Un cimetière, une forêt, une cyber-infiltration, des interpellations à Strasbourg, un piège à Marseille : tous ces éléments sont réunis dans une belle affaire aux multiples rebondissements, Ulysse.

L’affaire Ulysse a comme particularité de mettre en avant la compétence judiciaire de la DGSI. Cela signifie que la direction ne se limite pas à des missions de recueil et analyse du renseignement mais étend son rôle jusqu’à la poursuite pénale des terroristes. Aussi, elle rassemble des preuves, traque et interpelle.

L’exercice d’une compétence judiciaire est un art difficile. Elle doit lier l’inventivité et la souplesse d’un service de renseignement avec la rigueur d’une procédure juridique. Surtout elle se construit en direct avec l’actualité. L’affaire Ulysse est en ce sens exceptionnelle.

Elle se déroule sur un temps relativement long à un moment où les évènements étaient nombreux et leurs enchainements rapides. En 2015 et 2016, l’organisation de l’État islamique organisait tout azimut des attaques contre notre pays, parvenant parfois, tragiquement, à atteindre son but. Mais si l’affaire Ulysse dura plusieurs mois, elle innova sous de nombreux aspects.

Récit inédit de deux enquêteurs, Paul et Catherine*, au cœur d’une affaire en quatre actes.

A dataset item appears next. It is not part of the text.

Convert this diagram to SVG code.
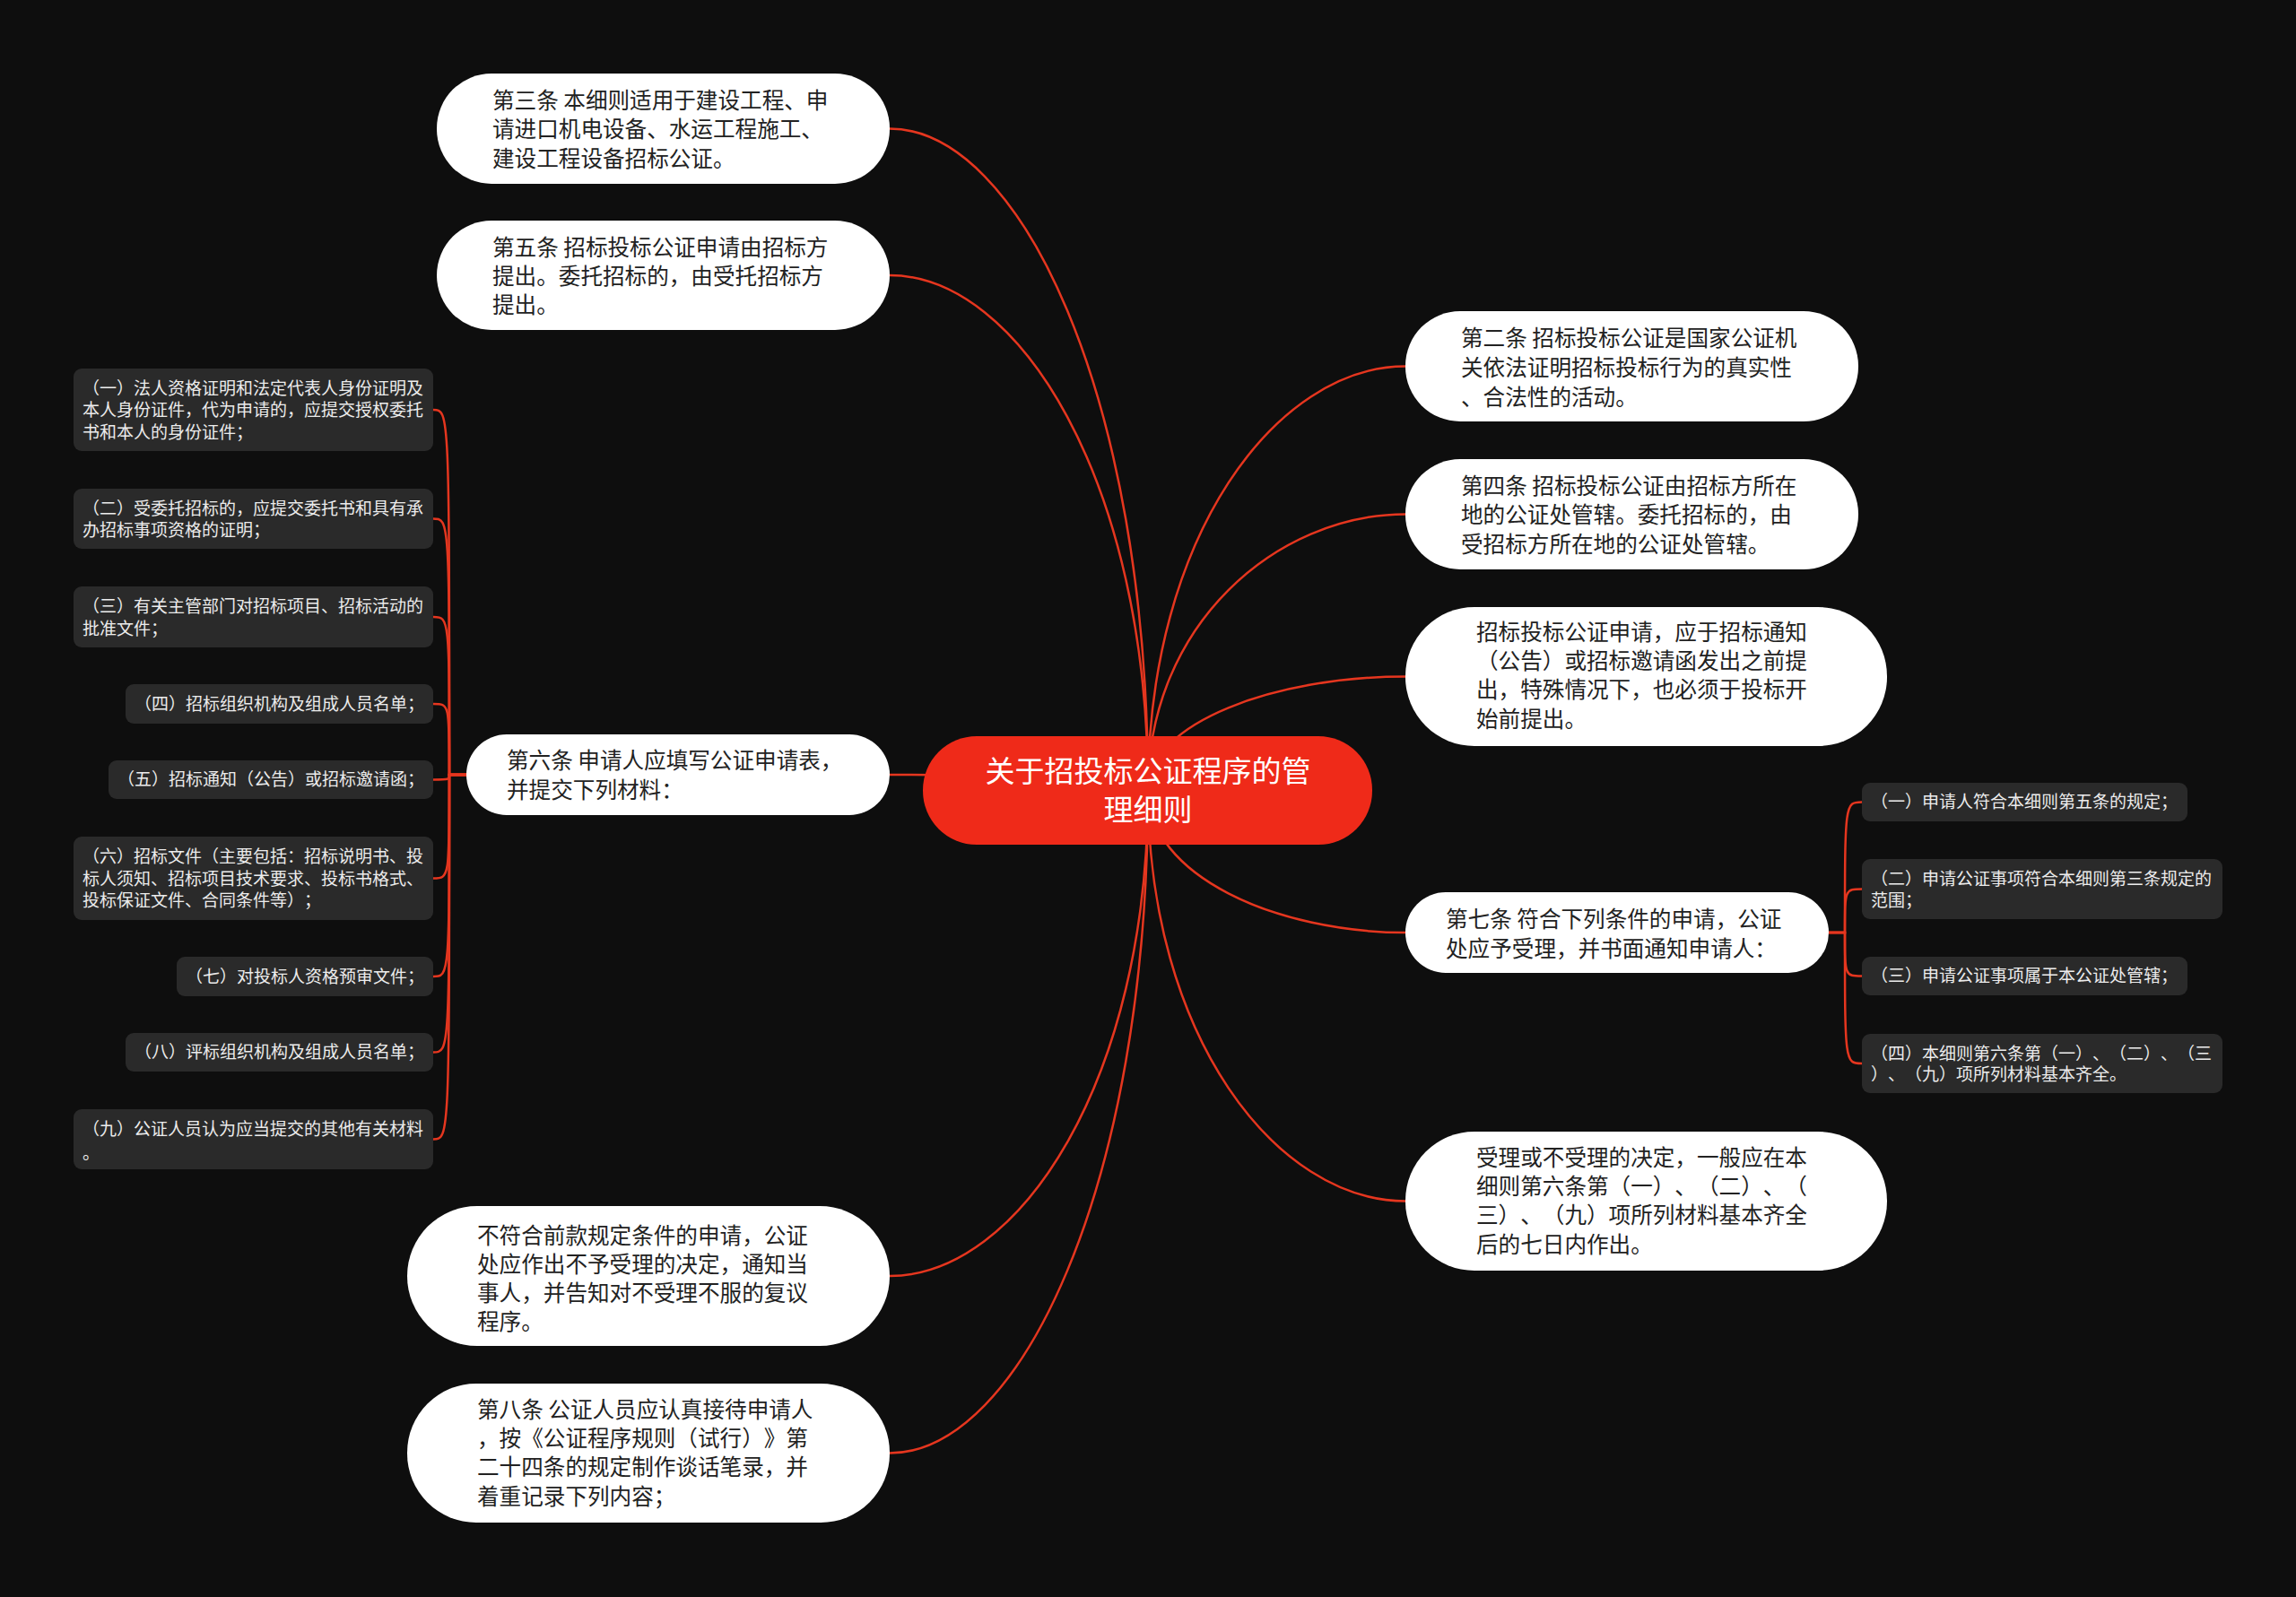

Premier acte : une cyber-infiltration

« Nous sommes début 2016, je suis alors enquêteur au sein du service judiciaire de la DGSI, mon pseudo est Paul. Selon une de nos sources, un projet d’action violente est en préparation sur le territoire français. Cette attaque serait diligentée par des responsables des opérations extérieures de l’État islamique et comprendrait des acteurs déjà présents en métropole. La DGSI saisie alors cette opportunité pour tendre un piège. »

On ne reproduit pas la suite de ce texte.